Nicht gut auf die Kanzlerin war einst auch Norbert Röttgen zu sprechen. Merkel entließ den damaligen Umweltminister im Jahr 2012 aus dem Bundeskabinett, nachdem Röttgen als Spitzenkandidat bei der Landtagswahl in Nordrhein-Westfalen die CDU in ein Debakel geführt hatte. Der Abgesetzte erfand sich neu und ist heute Vorsitzender des Auswärtigen Ausschusses im Bundestag. Er gilt als ausgewiesener Transatlantiker und Kritiker des russischen Präsidenten Wladimir Putin. Er fordert zum Beispiel den Baustopp der Erdgas-Pipeline Nord Stream 2.

Chancen auf den CDU-Vorsitz werden Röttgen nur bedingt eingeräumt, seine Popularität ist zuletzt aber gestiegen. Ginge es nach der Parteibasis, würde Merz wohl das Rennen machen. Gewählt wird der neue Vorsitzende aber von Funktionären. 1.001 Delegierte stimmen am 16. Jänner beim Parteitag ab, der Corona-bedingt fast vollständig online abgewickelt wird. Weil es keinen erklärten Favoriten gibt, wird auch über einen Überraschungskandidaten spekuliert. Als solcher könnte sich nach Merz, Laschet und Röttgen ein weiterer Mann aus Nordrhein-Westfalen entpuppen: Ralph Brinkhaus.

Fraktionschef Brinkhaus gewinnt in der Krise an Profil

Der Chef der Bundestagsfraktion von CDU/CSU setzte sich im Rennen um den Job einst gegen einen Merkel-Vertrauten durch. Nicht nur das verschafft ihm Respekt bei Kritikern der Kanzlerin. Er gewann in der Corona-Krise an Statur und kritisierte etwa, das Parlament spiele in der Pandemiepolitik nur eine Statistenrolle. Auch dass der Bund viel größere finanzielle Lasten bei der Bewältigung der Krise als die Länder trägt, stößt Brinkhaus sauer auf. Die Merz’sche Direktheit, gepaart mit einem weniger polarisierenden Auftritt - das macht den 52-Jährigen zum potenziellen Kandidaten.

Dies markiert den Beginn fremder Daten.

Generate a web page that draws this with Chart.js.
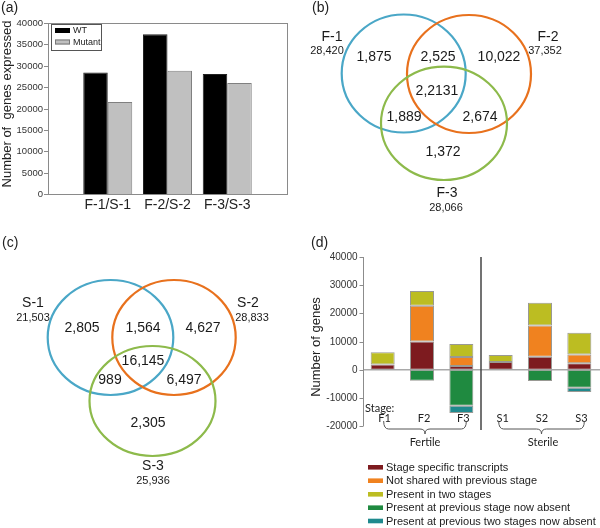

Auf die Kür in der CDU folgt die nächste, und zwar innerhalb der konservativen Parteienfamilie. Dass Bayerns CSU-Ministerpräsident Markus Söder seinen Platz nur im Freistaat sieht und nicht auf die Kanzlerkandidatur schielt, nehmen ihm viele Beobachter nicht ab. Wann CDU und CSU die Personalie entscheiden, ist derzeit ebenso unklar wie, auf wen die Wahl fällt. Deswegen keine Prognose an dieser Stelle.